The Budget also revealed further investment in innovation and start-ups, initiatives to help young people into jobs and measures to combat tax avoidance.

Middle income earners were among the winners, benefiting from a modest tax cut, however, many of the super tax concessions for higher income earners will be scaled back.

Super changes

Unlike last year’s Federal Budget which contained very few super changes, the Turnbull government announced over a dozen super changes.

They include a cap of $25,000 per year on concessional super contributions; a new lifetime cap of $500,000 on non-concessional contributions; increasing the number of people subject to a higher tax (up to 30%) on concessional contributions where income is above $250,000; and the introduction of a super transfer balance cap of $1.6 million to limit the amount of accumulated savings an individual can transfer into the tax-free retirement phase.

In line with pre-Budget speculation the government also made changes to Transition-to-Retirement (TTR) income streams by removing the current tax exemption on earnings from 1 July 2017.

Workers who have attained age 60 will still be able to draw a tax free retirement income stream while continuing to work and contribute to super.

Other changes include the abolition of anti-detriment death benefit payments (which represent a refund of a member’s lifetime super contributions tax payments) and the removal of the 10 per cent test for personal tax deductible super contributions.

Women and lower income earners

Under changes to the concessional super contributions cap, individuals with account balances under $500,000 will be able to make additional concessional contributions where they have not used up their caps in previous years.

Unused concessional amounts accrued from 1 July 2017 can be carried forward on a rolling basis for a period of 5 consecutive years.

The measures aim to give workers with relatively low account balances, as a result of broken work patterns, the ability to top up their super.

Women, who commonly take time out from paid work to care for children and are more likely to return to lower-paid, casual or part-time work, will be a key beneficiary of the catch-up scheme given they typically retire with significantly less super than men.
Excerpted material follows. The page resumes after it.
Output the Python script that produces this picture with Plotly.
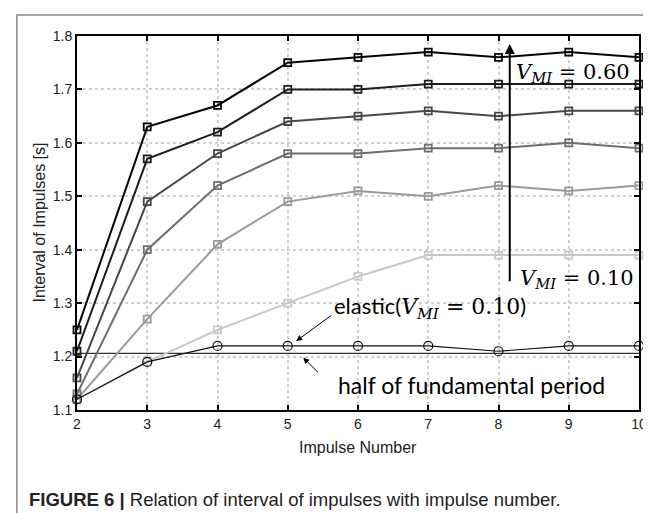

Women will also be key beneficiaries of a planned increase in the threshold for the Low Income Spouse Tax Offset from 1 July, 2017 to $37,000 from $10,800.

The Low Income Spouse Tax Offset provides up to $540 per annum for the contributing spouse, and is designed to boost the super balances of low income spouses, particularly women.

The Budget also featured a Low Income Super Tax Offset (LISTO) to effectively replace the Low Income Contribution Scheme (LISC).

The LISTO will reduce the tax on super contributions paid by workers who earn less than $37,000 a year by providing a tax offset to super funds from 1 July, 2017, based on the tax paid on concessional contributions up to the value of $500.

What’s next?

The vast majority of changes must be legislated and passed through Parliament before they apply.

The government’s top priority is to see the proposed company tax cuts and personal income tax cuts start on
1 July, 2016, which will put pressure on Parliament to pass legislation quickly.

Anyone who believes they may be negatively affected by the Budget changes shouldn’t panic but should consider seeking professional advice.

A financial adviser can give you a clear understanding of where you stand and how you can manage your cashflow, super and investments in light of proposed changes.

An adviser can also ensure you’re not missing out any new benefits you may be entitled to.